Também será mantida a margem de tolerância de dois pontos percentuais, acima ou abaixo do centro da meta. Uma das principais críticas a essa decisão é que a meta de inflação deveria ser uma sistemática que fizesse convergir para baixo as expectativas futuras de comportamento dos preços. Ao manter a meta, o governo estaria sinalizando que não pretende realizar esforços para reduzir a inflação futura.

No entanto, dada a estrutura de formação de preços no Brasil e a forma como se medem as expectativas do mercado, ambas com grandes distorções, a decisão de manter a meta de inflação para os próximos anos é acertada.

Nós adotamos há doze anos o sistema de metas de inflação, mas, avançamos muito pouco na desindexação da economia. A correção automática de preços de tarifas e contratos com base na inflação passada e, muitas vezes, definida por indicadores como o IGP, Índice Geral de Preços, por exemplo, tende a tornar muito rígida a estrutura dos preços relativos da economia.

Isso ocorre, principalmente, quando há um choque de preços relacionado ao aumento dos preços das commodities no mercado internacional, ou há uma desvalorização da moeda. Esses movimentos de preços refletem no indicador, que, por sua vez, é aplicado para reajustes de contratos e preços, espalhando para grande parte da economia um choque que seria apenas localizado, se não houvesse um quadro geral de indexação.

A segunda distorção importante no sistema atual é que a captação de expectativas do mercado está majoritariamente baseada nas premissas adotadas pelo mercado financeiro e não dos setores produtivos, dos trabalhadores, ou da academia. Isso representa um viés, além de um claro conflito de interesses, uma vez que uma parcela expressiva da dívida pública negociada no mercado é corrigida pela evolução da taxa básica de juros, fortemente influenciada pelas expectativas de inflação.

Um terceiro aspecto que poderia ser aperfeiçoado é o horizonte de cumprimento da meta de inflação. O sistema atual baseado no ano calendário é muito curto, especialmente quando ocorre um choque de preços. A combinação destes fatores apontados tende a pressionar para cima as taxas de juros e é um dos fatores que explica o evidente distanciamento entre os juros domésticos e a média internacional.

Também é preciso aprimorar a forma de comunicação do Banco Central com a sociedade. Há uma relativa flexibilidade no nosso regime de metas de inflação, ao admitir uma tolerância de até dois pontos percentuais, adequado para conviver com choques de preços de oferta, como os vivenciados recentemente. No entanto, isso nem sempre é tratado da forma mais adequada pelos meios de comunicação, principalmente, que também tem suas fontes majoritariamente focadas na visão do mercado financeiro. O resultado é que a aproximação da inflação acumulada em doze meses do teto da meta (6,5%) é interpretado, equivocamente, como uma derrota do Banco Central!
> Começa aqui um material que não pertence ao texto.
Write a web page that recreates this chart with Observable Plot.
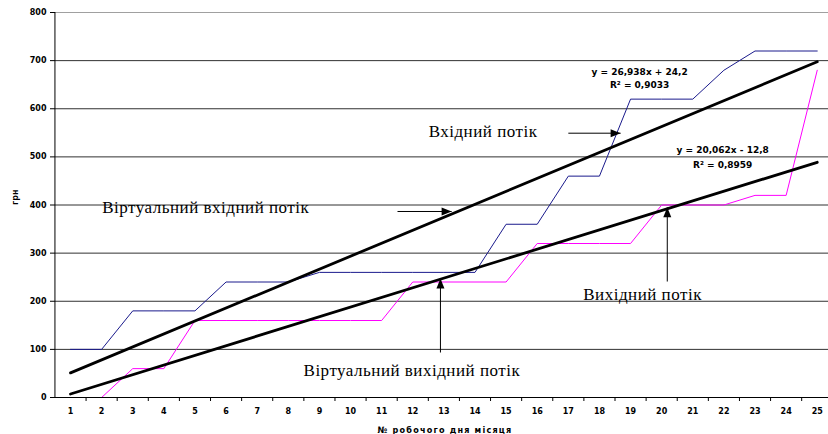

A conseqüência é qualquer pressão inflacionária mesmo que essencialmente de oferta tende a ser combatida com uma única arma que é a elevação das taxas de juros. Essa evidentemente não é uma medida neutra, assim como não há decisão de política econômica que não represente custos. Ao elevar a taxa real de juros e mantê-la elevada por muito tempo, há uma transferência de renda de toda a sociedade, via pagamento de impostos, para os credores da dívida pública.

No último ano esse montante chegou a quase R$ 200 bilhões, ou, o equivalente a mais de 5% do PIB (Produto Interno Bruto). Este não é um caminho saudável para a economia brasileira e é recomendável, sob o ponto de vista econômico, político e social e que incorporemos a redução do custo de financiamento da dívida pública, leia-se das taxas de juros, como uma das prioridades da política econômica. Enquanto isso, diminuir a meta de inflação, significaria, pelas condições expostas, ampliar as disparidades da economia brasileira.

Antonio Corrêa de Lacerda é professor-doutor do departamento de economia da PUC-SP e autor, entre outros livros, de "Globalização e Investimento Estrangeiro no Brasil" (Saraiva). Foi presidente do Cofecon e da SOBEET.